Prompt ->
Without including any pictures, write out all the entries exactly.

[Saved entries]
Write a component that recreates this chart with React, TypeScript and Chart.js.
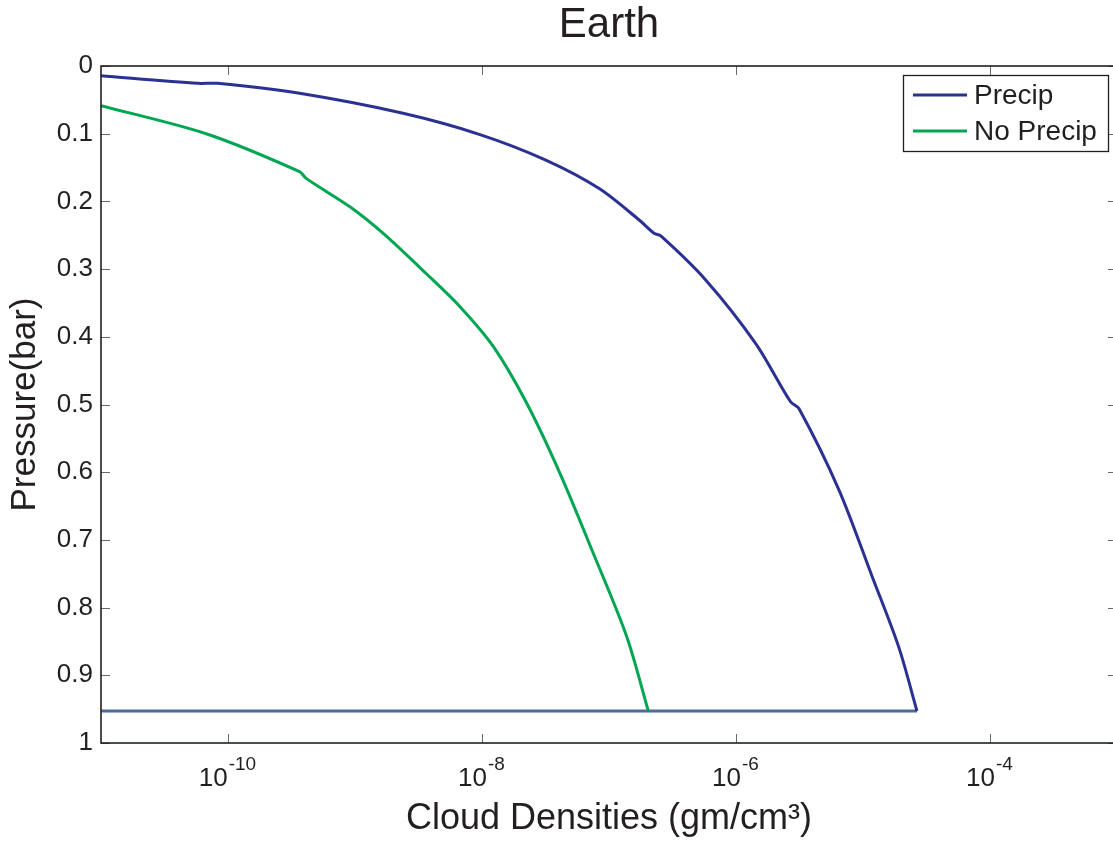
import React, { useEffect, useRef } from 'react';
import { Chart, registerables } from 'chart.js';

Chart.register(...registerables);

const FONT = '"Liberation Sans", Arial, Helvetica, sans-serif';
const TEXT = '#231f20';

const chartTitle = 'Earth';
const xAxisTitle = 'Cloud Densities (gm/cm³)';
const yAxisTitle = 'Pressure(bar)';
const seriesNames = ['Precip', 'No Precip'];
const seriesColors = ['#2b3192', '#00a651'];
const baseColor = '#4a6b9b';

const precipDensity = [
  1e-11, 5.81e-11, 8.3e-11, 3.66e-10, 2.39e-9, 9.91e-9, 3.18e-8, 8.37e-8, 1.73e-7,
  2.26e-7, 2.56e-7, 5.77e-7, 1.43e-6, 2.69e-6, 3.13e-6, 6.46e-6, 1.18e-5, 1.91e-5, 2.66e-5,
];
const precipPressure = [
  0.0143, 0.0256, 0.0256, 0.0404, 0.0699, 0.102, 0.139, 0.181, 0.2275,
  0.247, 0.251, 0.316, 0.41, 0.496, 0.506, 0.626, 0.754, 0.858, 0.9527,
];

const noPrecipDensity = [
  1e-11, 6.82e-11, 3.66e-10, 4.12e-10, 9.12e-10, 1.66e-9, 3.63e-9, 6.71e-9, 1.23e-8,
  2.25e-8, 4.11e-8, 7.52e-8, 1.38e-7, 2.04e-7,
];
const noPrecipPressure = [
  0.0586, 0.1004, 0.156, 0.166, 0.208, 0.247, 0.3065, 0.3555, 0.4146,
  0.4982, 0.6016, 0.7198, 0.843, 0.9527,
];

const baseDensity = [1e-11, 2.66e-5];
const basePressure = [0.9527, 0.9527];

const xTickValues = [1e-10, 1e-8, 1e-6, 1e-4];
const yTickValues = [0, 0.1, 0.2, 0.3, 0.4, 0.5, 0.6, 0.7, 0.8, 0.9, 1];

const toPoints = (xs: number[], ys: number[]) => xs.map((x, i) => ({ x, y: ys[i] }));

const framePlugin = {
  id: 'frameTicks',
  afterDatasetsDraw(chart: any) {
    const { ctx, chartArea: a, scales } = chart;
    const xs = scales.x;
    const ys = scales.y;
    ctx.save();
    ctx.strokeStyle = '#6a6a6a';
    ctx.lineWidth = 1;
    const tl = 9;
    ctx.beginPath();
    xs.ticks.forEach((t: any) => {
      const px = Math.round(xs.getPixelForValue(t.value)) + 0.5;
      ctx.moveTo(px, a.bottom);
      ctx.lineTo(px, a.bottom - tl);
      ctx.moveTo(px, a.top);
      ctx.lineTo(px, a.top + tl);
    });
    ys.ticks.forEach((t: any) => {
      const py = Math.round(ys.getPixelForValue(t.value)) + 0.5;
      ctx.moveTo(a.left, py);
      ctx.lineTo(a.left + tl, py);
      ctx.moveTo(a.right, py);
      ctx.lineTo(a.right - tl, py);
    });
    ctx.stroke();
    ctx.strokeStyle = TEXT;
    ctx.lineWidth = 1.6;
    ctx.strokeRect(a.left, a.top, a.right - a.left, a.bottom - a.top);

    // x tick labels with superscript exponents
    ctx.fillStyle = TEXT;
    ctx.textAlign = 'left';
    ctx.textBaseline = 'alphabetic';
    xs.ticks.forEach((t: any) => {
      const px = xs.getPixelForValue(t.value);
      const exp = String(Math.round(Math.log10(t.value)));
      ctx.font = `26px ${FONT}`;
      const bw = ctx.measureText('10').width;
      ctx.font = `19px ${FONT}`;
      const ew = ctx.measureText(exp).width;
      const x0 = px - (bw + ew) / 2 - 1;
      ctx.font = `26px ${FONT}`;
      ctx.fillText('10', x0, a.bottom + 43);
      ctx.font = `19px ${FONT}`;
      ctx.fillText(exp, x0 + bw + 1, a.bottom + 27);
    });

    // legend
    const bw2 = 205;
    const bh = 76;
    const bx = a.right - 9 - bw2;
    const by = a.top + 9;
    ctx.fillStyle = '#ffffff';
    ctx.fillRect(bx, by, bw2, bh);
    ctx.strokeStyle = TEXT;
    ctx.lineWidth = 1.3;
    ctx.strokeRect(bx + 0.5, by + 0.5, bw2, bh);
    ctx.font = `28px ${FONT}`;
    ctx.textBaseline = 'middle';
    const dsets = chart.data.datasets.slice(0, 2);
    dsets.forEach((ds: any, i: number) => {
      const ry = by + 20 + i * 36;
      ctx.strokeStyle = ds.borderColor;
      ctx.lineWidth = 3;
      ctx.beginPath();
      ctx.moveTo(bx + 10, ry);
      ctx.lineTo(bx + 64, ry);
      ctx.stroke();
      ctx.fillStyle = TEXT;
      ctx.fillText(ds.label, bx + 71, ry + 1);
    });
    ctx.restore();
  },
};

export default function App() {
  const ref = useRef<HTMLCanvasElement | null>(null);
  useEffect(() => {
    if (!ref.current) return;
    const chart = new Chart(ref.current, {
      type: 'line',
      data: {
        datasets: [
          {
            label: seriesNames[0],
            data: toPoints(precipDensity, precipPressure),
            borderColor: seriesColors[0],
            backgroundColor: seriesColors[0],
            borderWidth: 3,
            pointRadius: 0,
            tension: 0.3,
            fill: false,
          },
          {
            label: seriesNames[1],
            data: toPoints(noPrecipDensity, noPrecipPressure),
            borderColor: seriesColors[1],
            backgroundColor: seriesColors[1],
            borderWidth: 3,
            pointRadius: 0,
            tension: 0.3,
            fill: false,
          },
          {
            label: 'base',
            data: toPoints(baseDensity, basePressure),
            borderColor: baseColor,
            backgroundColor: baseColor,
            borderWidth: 3,
            pointRadius: 0,
            fill: false,
          },
        ],
      },
      options: {
        responsive: false,
        animation: false,
        layout: { padding: { left: 0, right: 1, top: 0, bottom: 0 } },
        plugins: {
          legend: { display: false },
          tooltip: { enabled: false },
          title: {
            display: true,
            text: chartTitle,
            fullSize: false,
            color: TEXT,
            font: { family: FONT, size: 42, weight: 'normal' },
            padding: { top: 0, bottom: 15.6 },
          },
        },
        scales: {
          x: {
            type: 'logarithmic',
            min: 1e-11,
            max: 1e-3,
            afterBuildTicks: (s: any) => {
              s.ticks = xTickValues.map((v) => ({ value: v }));
            },
            afterFit: (s: any) => {
              s.height = 99;
            },
            grid: { display: false, drawTicks: false },
            border: { display: false },
            ticks: { display: false },
            title: {
              display: true,
              text: xAxisTitle,
              color: TEXT,
              font: { family: FONT, size: 36 },
              padding: { top: 0, bottom: 1 },
            },
          },
          y: {
            type: 'linear',
            min: 0,
            max: 1,
            reverse: true,
            afterBuildTicks: (s: any) => {
              s.ticks = yTickValues.map((v) => ({ value: v }));
            },
            afterFit: (s: any) => {
              s.width = 101;
            },
            grid: { display: false, drawTicks: false },
            border: { display: false },
            ticks: {
              color: TEXT,
              padding: 8,
              font: { family: FONT, size: 26 },
              callback: (v: any) => String(Math.round(Number(v) * 10) / 10),
            },
            title: {
              display: true,
              text: yAxisTitle,
              color: TEXT,
              font: { family: FONT, size: 35 },
              padding: { top: 4, bottom: 0 },
            },
          },
        },
      },
      plugins: [framePlugin],
    } as any);
    return () => chart.destroy();
  }, []);
  return (
    <div
      style={{
        position: 'absolute',
        left: 0,
        top: 0,
        width: 1113,
        height: 842,
        overflow: 'hidden',
        background: '#ffffff',
      }}
    >
      <canvas ref={ref} width={1118} height={842} style={{ display: 'block', width: 1118, height: 842 }} />
    </div>
  );
}
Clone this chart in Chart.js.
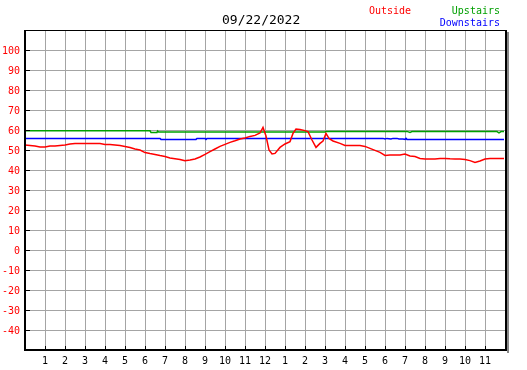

Expected answer ->
Write a component that recreates this chart with React, TypeScript and Chart.js.
import React, { useEffect, useRef } from 'react';
import { Chart, registerables } from 'chart.js';

Chart.register(...registerables);

const FONT = '"Liberation Sans", Arial, Helvetica, sans-serif';
const TEXT = '#231f20';

const chartTitle = 'Earth';
const xAxisTitle = 'Cloud Densities (gm/cm³)';
const yAxisTitle = 'Pressure(bar)';
const seriesNames = ['Precip', 'No Precip'];
const seriesColors = ['#2b3192', '#00a651'];
const baseColor = '#4a6b9b';

const precipDensity = [
  1e-11, 5.81e-11, 8.3e-11, 3.66e-10, 2.39e-9, 9.91e-9, 3.18e-8, 8.37e-8, 1.73e-7,
  2.26e-7, 2.56e-7, 5.77e-7, 1.43e-6, 2.69e-6, 3.13e-6, 6.46e-6, 1.18e-5, 1.91e-5, 2.66e-5,
];
const precipPressure = [
  0.0143, 0.0256, 0.0256, 0.0404, 0.0699, 0.102, 0.139, 0.181, 0.2275,
  0.247, 0.251, 0.316, 0.41, 0.496, 0.506, 0.626, 0.754, 0.858, 0.9527,
];

const noPrecipDensity = [
  1e-11, 6.82e-11, 3.66e-10, 4.12e-10, 9.12e-10, 1.66e-9, 3.63e-9, 6.71e-9, 1.23e-8,
  2.25e-8, 4.11e-8, 7.52e-8, 1.38e-7, 2.04e-7,
];
const noPrecipPressure = [
  0.0586, 0.1004, 0.156, 0.166, 0.208, 0.247, 0.3065, 0.3555, 0.4146,
  0.4982, 0.6016, 0.7198, 0.843, 0.9527,
];

const baseDensity = [1e-11, 2.66e-5];
const basePressure = [0.9527, 0.9527];

const xTickValues = [1e-10, 1e-8, 1e-6, 1e-4];
const yTickValues = [0, 0.1, 0.2, 0.3, 0.4, 0.5, 0.6, 0.7, 0.8, 0.9, 1];

const toPoints = (xs: number[], ys: number[]) => xs.map((x, i) => ({ x, y: ys[i] }));

const framePlugin = {
  id: 'frameTicks',
  afterDatasetsDraw(chart: any) {
    const { ctx, chartArea: a, scales } = chart;
    const xs = scales.x;
    const ys = scales.y;
    ctx.save();
    ctx.strokeStyle = '#6a6a6a';
    ctx.lineWidth = 1;
    const tl = 9;
    ctx.beginPath();
    xs.ticks.forEach((t: any) => {
      const px = Math.round(xs.getPixelForValue(t.value)) + 0.5;
      ctx.moveTo(px, a.bottom);
      ctx.lineTo(px, a.bottom - tl);
      ctx.moveTo(px, a.top);
      ctx.lineTo(px, a.top + tl);
    });
    ys.ticks.forEach((t: any) => {
      const py = Math.round(ys.getPixelForValue(t.value)) + 0.5;
      ctx.moveTo(a.left, py);
      ctx.lineTo(a.left + tl, py);
      ctx.moveTo(a.right, py);
      ctx.lineTo(a.right - tl, py);
    });
    ctx.stroke();
    ctx.strokeStyle = TEXT;
    ctx.lineWidth = 1.6;
    ctx.strokeRect(a.left, a.top, a.right - a.left, a.bottom - a.top);

    // x tick labels with superscript exponents
    ctx.fillStyle = TEXT;
    ctx.textAlign = 'left';
    ctx.textBaseline = 'alphabetic';
    xs.ticks.forEach((t: any) => {
      const px = xs.getPixelForValue(t.value);
      const exp = String(Math.round(Math.log10(t.value)));
      ctx.font = `26px ${FONT}`;
      const bw = ctx.measureText('10').width;
      ctx.font = `19px ${FONT}`;
      const ew = ctx.measureText(exp).width;
      const x0 = px - (bw + ew) / 2 - 1;
      ctx.font = `26px ${FONT}`;
      ctx.fillText('10', x0, a.bottom + 43);
      ctx.font = `19px ${FONT}`;
      ctx.fillText(exp, x0 + bw + 1, a.bottom + 27);
    });

    // legend
    const bw2 = 205;
    const bh = 76;
    const bx = a.right - 9 - bw2;
    const by = a.top + 9;
    ctx.fillStyle = '#ffffff';
    ctx.fillRect(bx, by, bw2, bh);
    ctx.strokeStyle = TEXT;
    ctx.lineWidth = 1.3;
    ctx.strokeRect(bx + 0.5, by + 0.5, bw2, bh);
    ctx.font = `28px ${FONT}`;
    ctx.textBaseline = 'middle';
    const dsets = chart.data.datasets.slice(0, 2);
    dsets.forEach((ds: any, i: number) => {
      const ry = by + 20 + i * 36;
      ctx.strokeStyle = ds.borderColor;
      ctx.lineWidth = 3;
      ctx.beginPath();
      ctx.moveTo(bx + 10, ry);
      ctx.lineTo(bx + 64, ry);
      ctx.stroke();
      ctx.fillStyle = TEXT;
      ctx.fillText(ds.label, bx + 71, ry + 1);
    });
    ctx.restore();
  },
};

export default function App() {
  const ref = useRef<HTMLCanvasElement | null>(null);
  useEffect(() => {
    if (!ref.current) return;
    const chart = new Chart(ref.current, {
      type: 'line',
      data: {
        datasets: [
          {
            label: seriesNames[0],
            data: toPoints(precipDensity, precipPressure),
            borderColor: seriesColors[0],
            backgroundColor: seriesColors[0],
            borderWidth: 3,
            pointRadius: 0,
            tension: 0.3,
            fill: false,
          },
          {
            label: seriesNames[1],
            data: toPoints(noPrecipDensity, noPrecipPressure),
            borderColor: seriesColors[1],
            backgroundColor: seriesColors[1],
            borderWidth: 3,
            pointRadius: 0,
            tension: 0.3,
            fill: false,
          },
          {
            label: 'base',
            data: toPoints(baseDensity, basePressure),
            borderColor: baseColor,
            backgroundColor: baseColor,
            borderWidth: 3,
            pointRadius: 0,
            fill: false,
          },
        ],
      },
      options: {
        responsive: false,
        animation: false,
        layout: { padding: { left: 0, right: 1, top: 0, bottom: 0 } },
        plugins: {
          legend: { display: false },
          tooltip: { enabled: false },
          title: {
            display: true,
            text: chartTitle,
            fullSize: false,
            color: TEXT,
            font: { family: FONT, size: 42, weight: 'normal' },
            padding: { top: 0, bottom: 15.6 },
          },
        },
        scales: {
          x: {
            type: 'logarithmic',
            min: 1e-11,
            max: 1e-3,
            afterBuildTicks: (s: any) => {
              s.ticks = xTickValues.map((v) => ({ value: v }));
            },
            afterFit: (s: any) => {
              s.height = 99;
            },
            grid: { display: false, drawTicks: false },
            border: { display: false },
            ticks: { display: false },
            title: {
              display: true,
              text: xAxisTitle,
              color: TEXT,
              font: { family: FONT, size: 36 },
              padding: { top: 0, bottom: 1 },
            },
          },
          y: {
            type: 'linear',
            min: 0,
            max: 1,
            reverse: true,
            afterBuildTicks: (s: any) => {
              s.ticks = yTickValues.map((v) => ({ value: v }));
            },
            afterFit: (s: any) => {
              s.width = 101;
            },
            grid: { display: false, drawTicks: false },
            border: { display: false },
            ticks: {
              color: TEXT,
              padding: 8,
              font: { family: FONT, size: 26 },
              callback: (v: any) => String(Math.round(Number(v) * 10) / 10),
            },
            title: {
              display: true,
              text: yAxisTitle,
              color: TEXT,
              font: { family: FONT, size: 35 },
              padding: { top: 4, bottom: 0 },
            },
          },
        },
      },
      plugins: [framePlugin],
    } as any);
    return () => chart.destroy();
  }, []);
  return (
    <div
      style={{
        position: 'absolute',
        left: 0,
        top: 0,
        width: 1113,
        height: 842,
        overflow: 'hidden',
        background: '#ffffff',
      }}
    >
      <canvas ref={ref} width={1118} height={842} style={{ display: 'block', width: 1118, height: 842 }} />
    </div>
  );
}
Clone this chart in Chart.js.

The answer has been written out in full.